Ubuntu SDK apps to get own package format
Canonical's Foundations Team are creating a new application packaging system to sit alongside the existing "apt and dpkg" system that Ubuntu currently uses. The plan was disclosed by Colin Watson, technical lead of the Foundations Team which is responsible for the core of the Ubuntu system, in a mailing list post.
The focus for the new package format is to provide a simpler way of installing packages on the future Ubuntu phone and tablet platforms. The new, as yet un-named, package format would be used only for applications working exclusively with the Ubuntu SDK runtime environment initially; handling of inter-app dependencies is currently outside of the scope of the new packaging system, though Watson says he'd like to be able to leave room in the format to allow for it to be implemented later.

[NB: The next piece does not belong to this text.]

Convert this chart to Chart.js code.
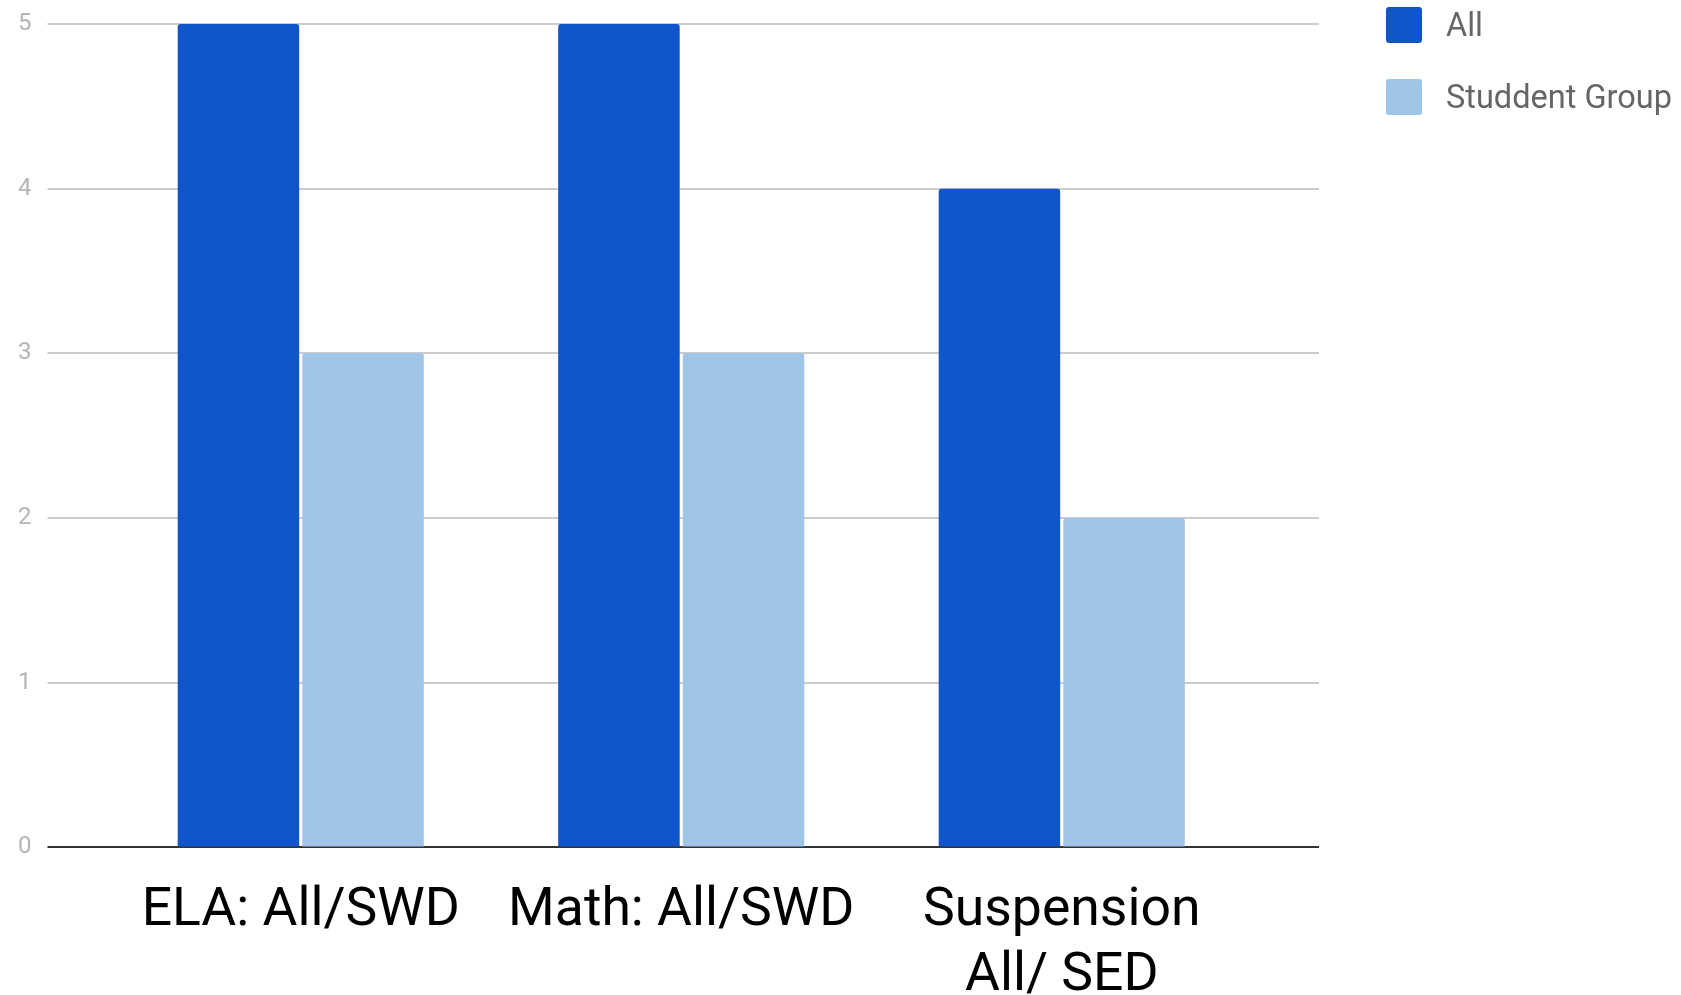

Each packaged app would be installed in its own directory with no scripts for installing, removing or other maintenance. It would be, at least notionally, possible to install apps without being root though the plan is to ensure that apps cannot modify themselves. The installer for the new packages is designed to be fast with a low overhead; a current Python-based proof of concept takes around 0.6 seconds to install a trivial package and that is expected to improve when rewritten in C. That proof of concept actually uses .deb as the container format, but without using many of its features; Watson suggests continuing to use that as it "leaves us room to selectively use more of its features in future if we want to."
Development is still in its early days; despite the working proof of concept there are a number of things on the todo list and the project would still need package discovery, acquisition, indexing, uploading and a user front end in the form of an app store to be adapted to it. When the packaging format would be available to developers to deploy applications is unclear.